Comparison of viral infection in healthcare-associated pneumonia (HCAP) and community-acquired pneumonia (CAP).
PLoS One. 2018;13(2):e0192893
Authors: Kim ES, Park KU, Lee SH, Lee YJ, Park JS, Cho YJ, Yoon HI, Lee CT, Lee JH
BACKGROUND: Although viruses are known to be the second most common etiological factor in community-acquired pneumonia (CAP), the respiratory viral profile of the patients with healthcare-associated pneumonia (HCAP) has not yet been elucidated. We investigated the prevalence and the clinical impact of respiratory virus infection in adult patients with HCAP.

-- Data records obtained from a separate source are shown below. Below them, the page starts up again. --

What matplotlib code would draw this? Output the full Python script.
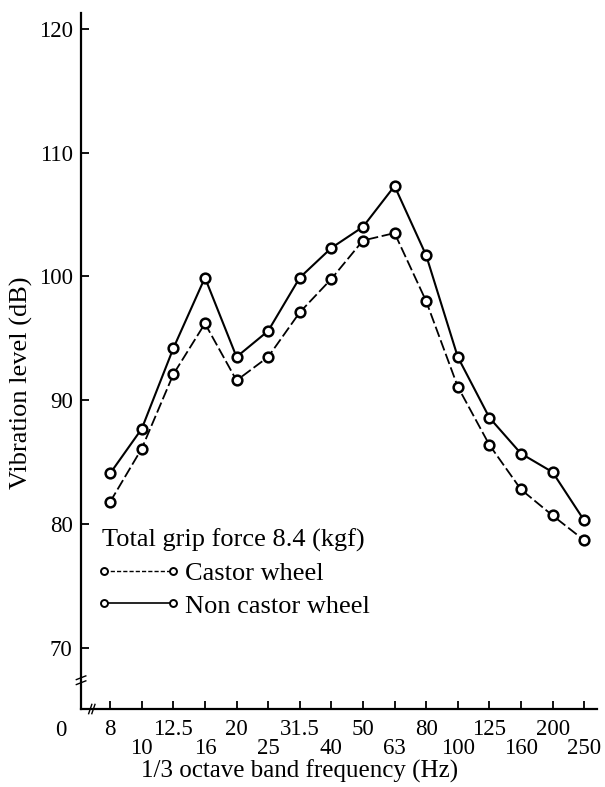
import matplotlib.pyplot as plt
from matplotlib.lines import Line2D
from matplotlib.legend_handler import HandlerLine2D

# 1/3 octave band centre frequencies (Hz)
freq_labels = ["8", "10", "12.5", "16", "20", "25", "31.5", "40",
               "50", "63", "80", "100", "125", "160", "200", "250"]
# vibration level (dB)
castor = [81.8, 86.1, 92.1, 96.2, 91.6, 93.5, 97.1, 99.8,
          102.9, 103.5, 98.0, 91.1, 86.4, 82.8, 80.7, 78.7]
non_castor = [84.1, 87.7, 94.2, 99.9, 93.5, 95.6, 99.9, 102.3,
              104.0, 107.3, 101.7, 93.5, 88.6, 85.7, 84.2, 80.3]
y_ticks = [70, 80, 90, 100, 110, 120]

plt.rcParams["font.family"] = ["Liberation Serif", "DejaVu Serif"]
tick_fs = 16.5
text_fs = 19

fig = plt.figure(figsize=(6.05, 7.87), dpi=100)
ax = fig.add_axes([0.134, 0.099, 0.853, 0.885])

x = list(range(len(freq_labels)))
ax.plot(x, castor, color="black", lw=1.3, dashes=(6, 2),
        marker="o", ms=7, mfc="white", mec="black", mew=1.8)
ax.plot(x, non_castor, color="black", lw=1.5,
        marker="o", ms=7, mfc="white", mec="black", mew=1.8)

ax.set_xlim(-0.92, 15.41)
ax.set_ylim(65.07, 121.3)

for side in ("top", "right"):
    ax.spines[side].set_visible(False)
ax.spines["left"].set_linewidth(1.6)
ax.spines["bottom"].set_linewidth(1.6)

ax.set_yticks(y_ticks)
ax.tick_params(axis="y", direction="in", length=6, width=1.3, pad=6,
               labelsize=tick_fs)

# alternate labels in two rows: majors on top row, minors lower
ax.set_xticks(x[0::2])
ax.set_xticklabels(freq_labels[0::2])
ax.set_xticks(x[1::2], minor=True)
ax.set_xticklabels(freq_labels[1::2], minor=True)
ax.tick_params(axis="x", which="major", direction="in", length=6, width=1.3,
               pad=7, labelsize=tick_fs)
ax.tick_params(axis="x", which="minor", direction="in", length=6, width=1.3,
               pad=21, labelsize=tick_fs)

ax.set_xlabel("1/3 octave band frequency (Hz)", fontsize=18)
ax.xaxis.set_label_coords(0.424, -0.072)
ax.set_ylabel("Vibration level (dB)", fontsize=text_fs)
ax.yaxis.set_label_coords(-0.093, 0.468)

# origin label and axis break marks
ax.annotate("0", xy=(-1.55, 0), xycoords=("data", "axes fraction"),
            xytext=(0, -8), textcoords="offset points",
            ha="center", va="top", fontsize=tick_fs)
ax.plot([-0.68, -0.58], [64.7, 65.45], color="black", lw=1.0, clip_on=False)
ax.plot([-0.58, -0.48], [64.7, 65.45], color="black", lw=1.0, clip_on=False)
ax.plot([-1.07, -0.77], [67.45, 67.75], color="black", lw=1.0, clip_on=False)
ax.plot([-1.07, -0.77], [67.05, 67.35], color="black", lw=1.0, clip_on=False)

handles = [
    Line2D([], [], color="black", lw=1.0, dashes=(3, 1.5), marker="o", ms=5,
           mfc="white", mec="black", mew=1.4),
    Line2D([], [], color="black", lw=1.2, marker="o", ms=5,
           mfc="white", mec="black", mew=1.4),
]
ax.legend(handles, ["Castor wheel", "Non castor wheel"],
          handler_map={Line2D: HandlerLine2D(marker_pad=0.1)},
          loc="upper left", bbox_to_anchor=(0.04, 0.259),
          title="Total grip force 8.4 (kgf)", title_fontsize=text_fs,
          fontsize=text_fs, frameon=False, numpoints=2, handlelength=2.79,
          handletextpad=0.36, labelspacing=0.35, alignment="left",
          borderaxespad=0, borderpad=0)

fig.savefig("out.png", dpi=100)
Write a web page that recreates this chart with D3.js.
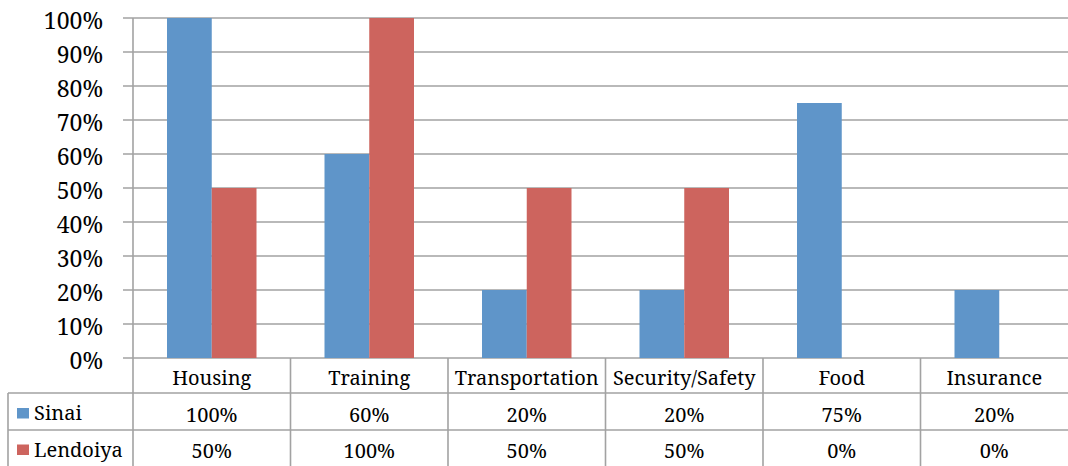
<!DOCTYPE html>
<html>
<head>
<meta charset="utf-8">
<script src="https://cdn.jsdelivr.net/npm/d3@7"></script>
<style>
  html, body { margin: 0; padding: 0; background: #fff; }
</style>
</head>
<body>
<svg id="chart" width="1068" height="466"></svg>
<script>
// Categories and series values (percent)
const categories = ["Housing", "Training", "Transportation", "Security/Safety", "Food", "Insurance"];
const seriesNames = ["Sinai", "Lendoiya"];
const sinai = [100, 60, 20, 20, 75, 20];
const lendoiya = [50, 100, 50, 50, 0, 0];
const yTicks = [0, 10, 20, 30, 40, 50, 60, 70, 80, 90, 100];
const colors = ["#5f95c9", "#cd645e"];

const seriesValues = [sinai, lendoiya];
const fontFor = () => "'Noto Serif', monospace";

(function draw() {
  const svg = d3.select("#chart");
  const plotLeft = 133, plotRight = 1078, plotTop = 18, plotBottom = 358;
  const rowLines = [358, 393, 430];
  const tableBottom = 470;
  const tableLeft = 8;
  const gridColor = "#a2a2a2";

  const x = d3.scaleBand().domain(categories).range([plotLeft, plotRight]).padding(0);
  const inner = d3.scaleBand().domain(seriesNames)
    .range([34, x.bandwidth() - 34]).padding(0);
  const y = d3.scaleLinear().domain([0, 100]).range([plotBottom, plotTop]);

  // Horizontal gridlines with short ticks on the left
  svg.append("g").selectAll("line").data(yTicks).join("line")
    .attr("x1", plotLeft - 10).attr("x2", 1068)
    .attr("y1", d => y(d)).attr("y2", d => y(d))
    .attr("stroke", gridColor).attr("stroke-width", 1.6);

  // Y tick labels
  svg.selectAll("text.ytick").data(yTicks).join("text")
    .attr("class", "ytick")
    .attr("x", 103).attr("y", d => y(d) + 11)
    .attr("text-anchor", "end")
    .attr("font-size", 23)
    .style("font-family", fontFor)
    .text(d => d + "%");

  // Bars
  const groups = svg.append("g").selectAll("g").data(categories).join("g")
    .attr("transform", d => `translate(${x(d)},0)`);
  groups.selectAll("rect")
    .data((c, i) => seriesNames.map((s, k) => ({ s, k, v: seriesValues[k][i] })))
    .join("rect")
    .attr("x", d => inner(d.s))
    .attr("width", inner.bandwidth())
    .attr("y", d => y(d.v))
    .attr("height", d => plotBottom - y(d.v))
    .attr("fill", d => colors[d.k]);

  // Data table lines
  const table = svg.append("g").attr("stroke", gridColor).attr("stroke-width", 1.6);
  table.append("line").attr("x1", plotLeft).attr("x2", plotLeft)
    .attr("y1", plotTop).attr("y2", tableBottom);
  table.selectAll("line.div").data(categories.slice(1)).join("line")
    .attr("class", "div")
    .attr("x1", d => x(d)).attr("x2", d => x(d))
    .attr("y1", plotBottom).attr("y2", tableBottom);
  table.selectAll("line.row").data(rowLines.slice(1)).join("line")
    .attr("class", "row")
    .attr("x1", tableLeft).attr("x2", 1068)
    .attr("y1", d => d).attr("y2", d => d);
  table.append("line").attr("x1", tableLeft).attr("x2", tableLeft)
    .attr("y1", rowLines[1]).attr("y2", tableBottom);

  // Category labels (header row)
  svg.selectAll("text.cat").data(categories).join("text")
    .attr("class", "cat")
    .attr("x", d => x(d) + x.bandwidth() / 2 - (d === "Insurance" ? 5 : 0))
    .attr("y", 385)
    .attr("text-anchor", "middle")
    .attr("font-size", 20)
    .style("font-family", fontFor)
    .text(d => d);

  // Value rows with legend keys
  const rowBaselines = [421.5, 458];
  seriesNames.forEach((s, k) => {
    svg.selectAll("text.val" + k).data(categories).join("text")
      .attr("class", "val" + k)
      .attr("x", d => x(d) + x.bandwidth() / 2 - (d === "Insurance" ? 5 : 0))
      .attr("y", rowBaselines[k])
      .attr("text-anchor", "middle")
      .attr("font-size", 20)
      .style("font-family", fontFor)
      .text((d, i) => seriesValues[k][i] + "%");
    svg.append("rect")
      .attr("x", 17).attr("y", rowBaselines[k] - 13.5)
      .attr("width", 12).attr("height", 10.5)
      .attr("fill", colors[k]);
    svg.append("text")
      .attr("x", 34).attr("y", rowBaselines[k] - 1.5)
      .attr("font-size", 20)
      .style("font-family", fontFor)
      .text(s);
  });
})();
</script>
</body>
</html>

METHODS: Patients admitted with HCAP or CAP, between January and December 2016, to a tertiary referral hospital in Korea, were prospectively enrolled, and virus identification was performed using reverse-transcription polymerase chain reaction (RT-PCR).
RESULTS: Among 452 enrolled patients (224 with HCAP, 228 with CAP), samples for respiratory viruses were collected from sputum or endotracheal aspirate in 430 (95.1%) patients and from nasopharyngeal specimens in 22 (4.9%) patients. Eighty-seven (19.2%) patients had a viral infection, and the proportion of those with viral infection was significantly lower in the HCAP than in the CAP group (13.8% vs 24.6%, p = 0.004). In both the HCAP and CAP groups, influenza A was the most common respiratory virus, followed by entero-rhinovirus. The seasonal distributions of respiratory viruses were also similar in both groups. In the HCAP group, the viral infection resulted in a similar length of hospital stay and in-hospital mortality as viral-bacterial coinfection and bacterial infection, and the CAP group showed similar results.
CONCLUSIONS: The prevalence of viral infection in patients with HCAP was lower than that in patients with CAP, and resulted in a similar prognosis as viral-bacterial coinfection or bacterial infection.